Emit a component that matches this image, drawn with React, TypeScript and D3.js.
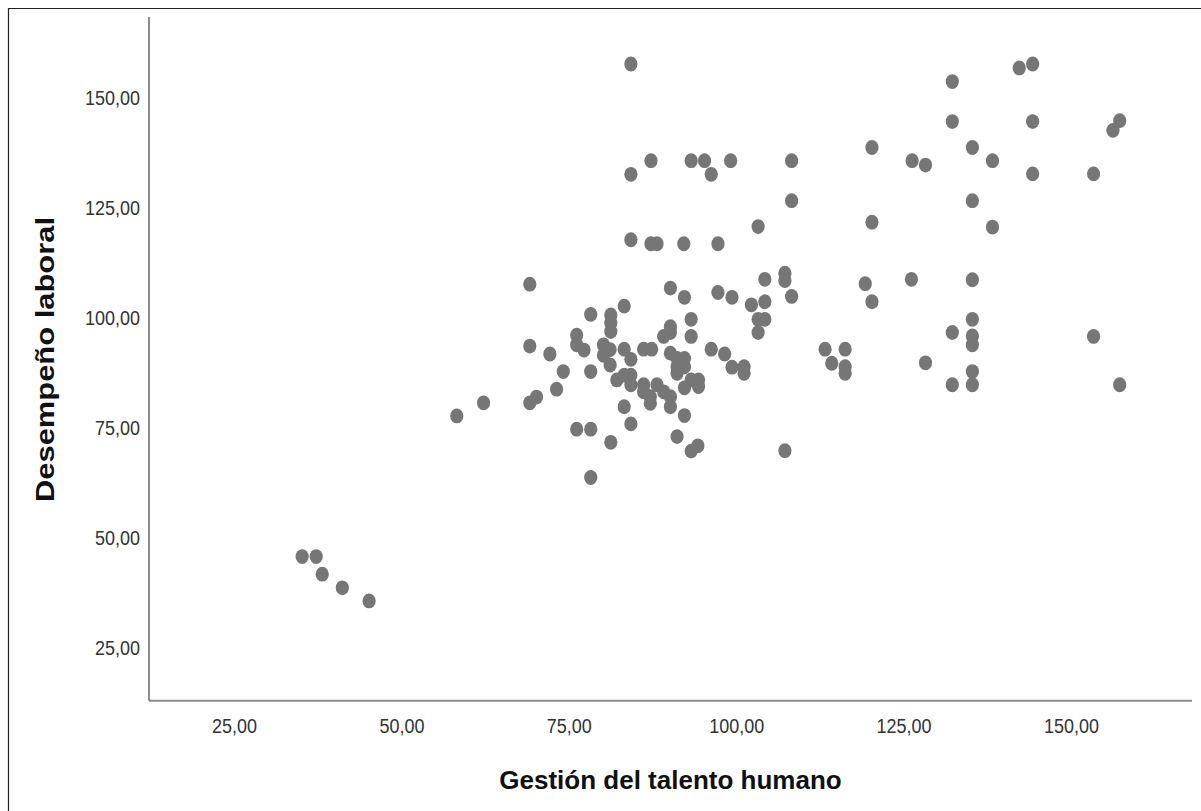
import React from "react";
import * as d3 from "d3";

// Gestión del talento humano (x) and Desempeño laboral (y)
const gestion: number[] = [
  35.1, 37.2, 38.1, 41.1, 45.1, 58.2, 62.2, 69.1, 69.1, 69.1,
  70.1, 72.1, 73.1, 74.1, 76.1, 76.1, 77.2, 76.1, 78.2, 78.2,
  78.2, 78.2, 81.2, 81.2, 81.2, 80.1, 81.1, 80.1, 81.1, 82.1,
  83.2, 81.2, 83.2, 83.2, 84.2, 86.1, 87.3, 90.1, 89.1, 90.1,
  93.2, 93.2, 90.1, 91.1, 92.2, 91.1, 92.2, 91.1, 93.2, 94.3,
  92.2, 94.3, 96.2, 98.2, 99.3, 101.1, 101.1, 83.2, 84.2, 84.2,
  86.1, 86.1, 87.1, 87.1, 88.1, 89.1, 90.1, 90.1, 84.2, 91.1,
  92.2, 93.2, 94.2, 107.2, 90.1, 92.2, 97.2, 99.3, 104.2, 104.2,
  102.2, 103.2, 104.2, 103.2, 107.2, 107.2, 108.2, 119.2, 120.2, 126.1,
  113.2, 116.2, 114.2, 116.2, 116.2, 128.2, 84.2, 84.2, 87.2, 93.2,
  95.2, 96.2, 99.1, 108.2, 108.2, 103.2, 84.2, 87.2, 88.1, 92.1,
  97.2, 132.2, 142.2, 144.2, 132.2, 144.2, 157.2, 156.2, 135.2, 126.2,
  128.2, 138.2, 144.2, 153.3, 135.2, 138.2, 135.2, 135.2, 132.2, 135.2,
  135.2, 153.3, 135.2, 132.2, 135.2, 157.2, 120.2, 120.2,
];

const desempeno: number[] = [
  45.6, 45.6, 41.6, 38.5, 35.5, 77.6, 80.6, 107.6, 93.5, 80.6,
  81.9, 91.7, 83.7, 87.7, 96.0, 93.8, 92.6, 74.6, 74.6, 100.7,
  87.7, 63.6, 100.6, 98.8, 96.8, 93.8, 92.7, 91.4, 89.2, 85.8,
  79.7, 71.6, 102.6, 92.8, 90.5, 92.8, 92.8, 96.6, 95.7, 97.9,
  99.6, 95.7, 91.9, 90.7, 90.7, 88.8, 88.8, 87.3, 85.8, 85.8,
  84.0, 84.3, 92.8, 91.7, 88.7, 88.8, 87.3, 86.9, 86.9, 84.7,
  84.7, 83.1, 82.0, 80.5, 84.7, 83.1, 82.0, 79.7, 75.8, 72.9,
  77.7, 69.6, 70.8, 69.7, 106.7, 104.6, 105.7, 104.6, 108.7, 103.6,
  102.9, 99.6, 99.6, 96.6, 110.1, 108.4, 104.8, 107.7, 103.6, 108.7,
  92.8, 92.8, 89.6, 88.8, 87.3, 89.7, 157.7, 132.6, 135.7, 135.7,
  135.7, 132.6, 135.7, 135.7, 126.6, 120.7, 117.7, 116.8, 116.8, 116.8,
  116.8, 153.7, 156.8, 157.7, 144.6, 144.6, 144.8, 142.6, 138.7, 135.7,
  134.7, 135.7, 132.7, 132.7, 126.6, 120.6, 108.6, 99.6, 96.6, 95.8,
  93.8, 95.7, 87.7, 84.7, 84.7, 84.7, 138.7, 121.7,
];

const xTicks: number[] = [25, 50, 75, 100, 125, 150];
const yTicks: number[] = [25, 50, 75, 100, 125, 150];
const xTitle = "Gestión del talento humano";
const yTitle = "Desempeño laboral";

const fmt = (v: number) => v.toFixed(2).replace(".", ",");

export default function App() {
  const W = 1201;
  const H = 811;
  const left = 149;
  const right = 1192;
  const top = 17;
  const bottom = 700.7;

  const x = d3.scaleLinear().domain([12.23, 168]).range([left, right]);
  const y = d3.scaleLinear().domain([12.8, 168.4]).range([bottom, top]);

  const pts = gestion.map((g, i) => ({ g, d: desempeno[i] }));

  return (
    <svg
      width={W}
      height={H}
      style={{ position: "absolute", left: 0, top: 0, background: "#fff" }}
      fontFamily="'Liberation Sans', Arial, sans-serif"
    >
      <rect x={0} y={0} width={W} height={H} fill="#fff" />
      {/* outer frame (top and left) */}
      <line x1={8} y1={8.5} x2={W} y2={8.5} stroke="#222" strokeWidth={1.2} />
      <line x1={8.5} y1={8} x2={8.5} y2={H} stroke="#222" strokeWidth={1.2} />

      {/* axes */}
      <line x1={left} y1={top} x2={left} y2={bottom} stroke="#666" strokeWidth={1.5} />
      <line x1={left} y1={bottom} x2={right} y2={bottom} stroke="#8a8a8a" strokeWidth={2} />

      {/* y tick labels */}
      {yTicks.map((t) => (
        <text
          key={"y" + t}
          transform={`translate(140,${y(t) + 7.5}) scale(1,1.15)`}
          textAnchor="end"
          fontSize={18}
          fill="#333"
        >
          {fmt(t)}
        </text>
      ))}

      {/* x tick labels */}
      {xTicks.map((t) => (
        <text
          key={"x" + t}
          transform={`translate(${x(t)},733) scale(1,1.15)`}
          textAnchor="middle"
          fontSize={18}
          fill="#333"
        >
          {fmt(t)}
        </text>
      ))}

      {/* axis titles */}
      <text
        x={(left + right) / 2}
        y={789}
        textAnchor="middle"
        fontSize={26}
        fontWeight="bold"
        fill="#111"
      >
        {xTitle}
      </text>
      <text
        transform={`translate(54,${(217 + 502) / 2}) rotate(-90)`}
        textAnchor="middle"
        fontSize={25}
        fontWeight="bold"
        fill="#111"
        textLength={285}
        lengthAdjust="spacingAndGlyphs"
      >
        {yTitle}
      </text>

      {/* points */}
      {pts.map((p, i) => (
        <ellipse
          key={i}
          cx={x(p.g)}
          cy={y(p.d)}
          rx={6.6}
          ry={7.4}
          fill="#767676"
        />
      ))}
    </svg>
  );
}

● Exercise aim: Write out every line above exactly as it is, leaving out the pictures.

● Output below:
Emit a component that matches this image, drawn with React, TypeScript and D3.js.
import React from "react";
import * as d3 from "d3";

// Gestión del talento humano (x) and Desempeño laboral (y)
const gestion: number[] = [
  35.1, 37.2, 38.1, 41.1, 45.1, 58.2, 62.2, 69.1, 69.1, 69.1,
  70.1, 72.1, 73.1, 74.1, 76.1, 76.1, 77.2, 76.1, 78.2, 78.2,
  78.2, 78.2, 81.2, 81.2, 81.2, 80.1, 81.1, 80.1, 81.1, 82.1,
  83.2, 81.2, 83.2, 83.2, 84.2, 86.1, 87.3, 90.1, 89.1, 90.1,
  93.2, 93.2, 90.1, 91.1, 92.2, 91.1, 92.2, 91.1, 93.2, 94.3,
  92.2, 94.3, 96.2, 98.2, 99.3, 101.1, 101.1, 83.2, 84.2, 84.2,
  86.1, 86.1, 87.1, 87.1, 88.1, 89.1, 90.1, 90.1, 84.2, 91.1,
  92.2, 93.2, 94.2, 107.2, 90.1, 92.2, 97.2, 99.3, 104.2, 104.2,
  102.2, 103.2, 104.2, 103.2, 107.2, 107.2, 108.2, 119.2, 120.2, 126.1,
  113.2, 116.2, 114.2, 116.2, 116.2, 128.2, 84.2, 84.2, 87.2, 93.2,
  95.2, 96.2, 99.1, 108.2, 108.2, 103.2, 84.2, 87.2, 88.1, 92.1,
  97.2, 132.2, 142.2, 144.2, 132.2, 144.2, 157.2, 156.2, 135.2, 126.2,
  128.2, 138.2, 144.2, 153.3, 135.2, 138.2, 135.2, 135.2, 132.2, 135.2,
  135.2, 153.3, 135.2, 132.2, 135.2, 157.2, 120.2, 120.2,
];

const desempeno: number[] = [
  45.6, 45.6, 41.6, 38.5, 35.5, 77.6, 80.6, 107.6, 93.5, 80.6,
  81.9, 91.7, 83.7, 87.7, 96.0, 93.8, 92.6, 74.6, 74.6, 100.7,
  87.7, 63.6, 100.6, 98.8, 96.8, 93.8, 92.7, 91.4, 89.2, 85.8,
  79.7, 71.6, 102.6, 92.8, 90.5, 92.8, 92.8, 96.6, 95.7, 97.9,
  99.6, 95.7, 91.9, 90.7, 90.7, 88.8, 88.8, 87.3, 85.8, 85.8,
  84.0, 84.3, 92.8, 91.7, 88.7, 88.8, 87.3, 86.9, 86.9, 84.7,
  84.7, 83.1, 82.0, 80.5, 84.7, 83.1, 82.0, 79.7, 75.8, 72.9,
  77.7, 69.6, 70.8, 69.7, 106.7, 104.6, 105.7, 104.6, 108.7, 103.6,
  102.9, 99.6, 99.6, 96.6, 110.1, 108.4, 104.8, 107.7, 103.6, 108.7,
  92.8, 92.8, 89.6, 88.8, 87.3, 89.7, 157.7, 132.6, 135.7, 135.7,
  135.7, 132.6, 135.7, 135.7, 126.6, 120.7, 117.7, 116.8, 116.8, 116.8,
  116.8, 153.7, 156.8, 157.7, 144.6, 144.6, 144.8, 142.6, 138.7, 135.7,
  134.7, 135.7, 132.7, 132.7, 126.6, 120.6, 108.6, 99.6, 96.6, 95.8,
  93.8, 95.7, 87.7, 84.7, 84.7, 84.7, 138.7, 121.7,
];

const xTicks: number[] = [25, 50, 75, 100, 125, 150];
const yTicks: number[] = [25, 50, 75, 100, 125, 150];
const xTitle = "Gestión del talento humano";
const yTitle = "Desempeño laboral";

const fmt = (v: number) => v.toFixed(2).replace(".", ",");

export default function App() {
  const W = 1201;
  const H = 811;
  const left = 149;
  const right = 1192;
  const top = 17;
  const bottom = 700.7;

  const x = d3.scaleLinear().domain([12.23, 168]).range([left, right]);
  const y = d3.scaleLinear().domain([12.8, 168.4]).range([bottom, top]);

  const pts = gestion.map((g, i) => ({ g, d: desempeno[i] }));

  return (
    <svg
      width={W}
      height={H}
      style={{ position: "absolute", left: 0, top: 0, background: "#fff" }}
      fontFamily="'Liberation Sans', Arial, sans-serif"
    >
      <rect x={0} y={0} width={W} height={H} fill="#fff" />
      {/* outer frame (top and left) */}
      <line x1={8} y1={8.5} x2={W} y2={8.5} stroke="#222" strokeWidth={1.2} />
      <line x1={8.5} y1={8} x2={8.5} y2={H} stroke="#222" strokeWidth={1.2} />

      {/* axes */}
      <line x1={left} y1={top} x2={left} y2={bottom} stroke="#666" strokeWidth={1.5} />
      <line x1={left} y1={bottom} x2={right} y2={bottom} stroke="#8a8a8a" strokeWidth={2} />

      {/* y tick labels */}
      {yTicks.map((t) => (
        <text
          key={"y" + t}
          transform={`translate(140,${y(t) + 7.5}) scale(1,1.15)`}
          textAnchor="end"
          fontSize={18}
          fill="#333"
        >
          {fmt(t)}
        </text>
      ))}

      {/* x tick labels */}
      {xTicks.map((t) => (
        <text
          key={"x" + t}
          transform={`translate(${x(t)},733) scale(1,1.15)`}
          textAnchor="middle"
          fontSize={18}
          fill="#333"
        >
          {fmt(t)}
        </text>
      ))}

      {/* axis titles */}
      <text
        x={(left + right) / 2}
        y={789}
        textAnchor="middle"
        fontSize={26}
        fontWeight="bold"
        fill="#111"
      >
        {xTitle}
      </text>
      <text
        transform={`translate(54,${(217 + 502) / 2}) rotate(-90)`}
        textAnchor="middle"
        fontSize={25}
        fontWeight="bold"
        fill="#111"
        textLength={285}
        lengthAdjust="spacingAndGlyphs"
      >
        {yTitle}
      </text>

      {/* points */}
      {pts.map((p, i) => (
        <ellipse
          key={i}
          cx={x(p.g)}
          cy={y(p.d)}
          rx={6.6}
          ry={7.4}
          fill="#767676"
        />
      ))}
    </svg>
  );
}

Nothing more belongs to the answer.